I only found solutions with .csv files and like that and somehow stuck here... :-)
EDIT
I made changes to my solution and tried different approaches but none of them is going to work really. Here's the updated code:
import pandas as pd
from hdfs import InsecureClient
import os
import pypyodbc
import pyspark
from pyspark import SparkConf, SparkContext
from hdfs3 import HDFileSystem
import pyarrow.parquet as pq
import pyarrow as pa
from pyhive import hive
#Step 0: Configurations
#Connections with InsecureClient (this basically works)

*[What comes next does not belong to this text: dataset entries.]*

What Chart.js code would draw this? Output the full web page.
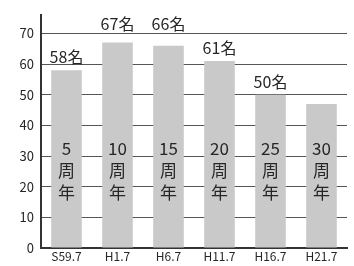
<!DOCTYPE html>
<html>
<head>
<meta charset="utf-8">
<script src="https://cdn.jsdelivr.net/npm/chart.js@4/dist/chart.umd.min.js"></script>
<style>
  html, body { margin: 0; padding: 0; background: #fff; }
  #wrap { width: 354px; height: 266px; }
</style>
</head>
<body>
<div id="wrap"><canvas id="chart-members"></canvas></div>
<script>
// 会員数の推移
const dates = ['S59.7', 'H1.7', 'H6.7', 'H11.7', 'H16.7', 'H21.7'];
const members = [58, 67, 66, 61, 50, 47];
const topLabels = ['58名', '67名', '66名', '61名', '50名', ''];
const anniversaries = ['5', '10', '15', '20', '25', '30'];

const FONT = '"Noto Sans CJK JP", "Noto Sans", sans-serif';
const INK = '#262626';

// draw the value labels and 周年 labels from the bar elements
const labelPlugin = {
  id: 'barText',
  afterDatasetsDraw(chart) {
    const ctx = chart.ctx;
    const meta = chart.getDatasetMeta(0);
    const y = chart.scales.y;
    const y70 = y.getPixelForValue(70);
    ctx.save();
    ctx.fillStyle = INK;
    ctx.textAlign = 'center';
    meta.data.forEach((bar, i) => {
      ctx.textBaseline = 'bottom';
      ctx.font = '16px ' + FONT;
      let base = bar.y - 5;
      // keep labels off the top grid line
      if (base - 16 < y70 && base > y70) base = y70 - 1;
      if (topLabels[i]) ctx.fillText(topLabels[i], bar.x, base);

      ctx.textBaseline = 'middle';
      ctx.font = '17px ' + FONT;
      const y0 = y.getPixelForValue(32.5);
      [anniversaries[i], '周', '年'].forEach((s, k) => {
        ctx.fillText(s, bar.x, y0 + k * 22);
      });
    });
    ctx.restore();
  }
};

new Chart(document.getElementById('chart-members'), {
  type: 'bar',
  data: {
    labels: dates,
    datasets: [{
      data: members,
      backgroundColor: '#c9c9c9',
      borderWidth: 0,
      barPercentage: 0.6,
      categoryPercentage: 1
    }]
  },
  options: {
    responsive: true,
    maintainAspectRatio: false,
    animation: false,
    layout: { padding: { top: 15, right: 7, left: 0, bottom: 0 } },
    plugins: { legend: { display: false }, tooltip: { enabled: false } },
    scales: {
      x: {
        grid: { display: false, drawTicks: false },
        border: { color: '#333', width: 2 },
        ticks: { color: INK, font: { family: FONT, size: 12 }, padding: 1, maxRotation: 0 },
        afterFit(s) { s.height = 18; }
      },
      y: {
        min: 0,
        max: 76,
        afterBuildTicks(s) { s.ticks = s.ticks.filter(t => t.value % 10 === 0); },
        grid: { color: '#555', lineWidth: 1, drawTicks: false },
        border: { color: '#333', width: 2 },
        ticks: { stepSize: 10, color: INK, font: { family: FONT, size: 13 }, padding: 7 },
        afterFit(s) { s.width = 41; }
      }
    }
  },
  plugins: [labelPlugin]
});
</script>
</body>
</html>
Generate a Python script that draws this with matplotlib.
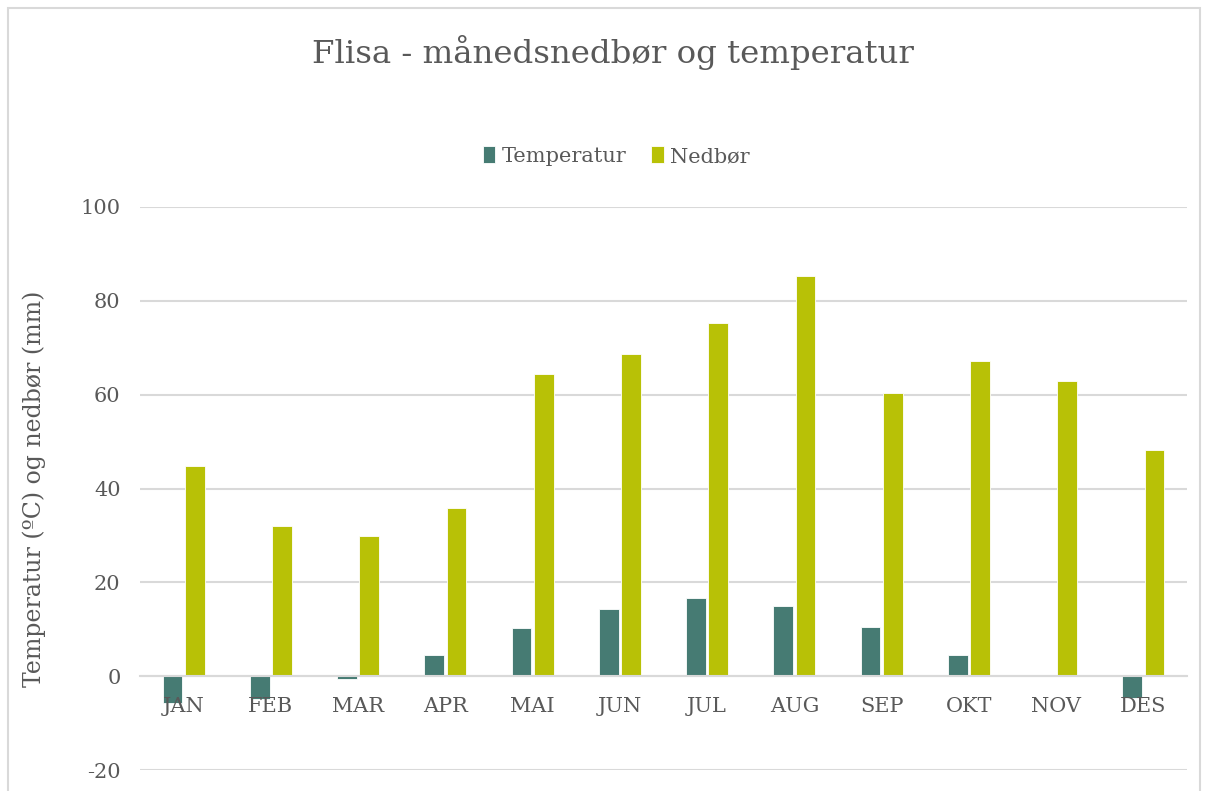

#Notes: TMS1 doesn't work because of txt files
#insec_client_tms1 = InsecureClient ('http://some-adress:50070')
insec_client_tms2 = InsecureClient ('http://some-adress:50070')
#Connection with Spark (not working at the moment)
#Error: Java gateway process exited before sending its port number
#conf = SparkConf().setAppName('TMS').setMaster('spark://adress-of-node:7077')
#sc = SparkContext(conf=conf)
#Connection via PyArrow (not working)
#Error: File not found
#fs = pa.hdfs.connect(host='hdfs://node-adress', port =8020)
#print("FS: " + fs)
#connection via HDFS3 (not working)
#The module couldn't be load
#client_hdfs = HDFileSystem(host='hdfs://node-adress', port=8020)
#Connection via Hive (not working)
#no module named sasl -> I tried to install it, but it also fails
#conn = hive.Connection(host='hdfs://node-adress', port=8020, database='deltatest')
#Step 1: Extractions
print ("starting Extraction")
#Create file
file = open ("extraction.txt", "w")
#Extraction with Spark
#text = sc.textFile('/user/hive/warehouse/XYZ.db/baseorder_flags/000000_0')
#first_line = text.first()
#print (first_line)
#extraction with hive
#df = pd.read_sql ('select * from baseorder',conn)
#print ("DF: "+ df)
#extraction with hdfs3
#with client_hdfs.open('/home/deltatest/basedeviation/000000_0') as f:
# df = pd.read_parquet(f)
#Extraction with Webclient (not working)
#Error: Arrow error: IOError: seek -> fastparquet has a similar error
with insec_client_tms2.read('/home/deltatest/basedeviation/000000_0') as reader:
features = pd.read_parquet(reader)
print (features)
#features = reader.read()
#data = features.decode('utf-8', 'replace')
print("saving data to file")
file.write(data)
print('end')
file.close()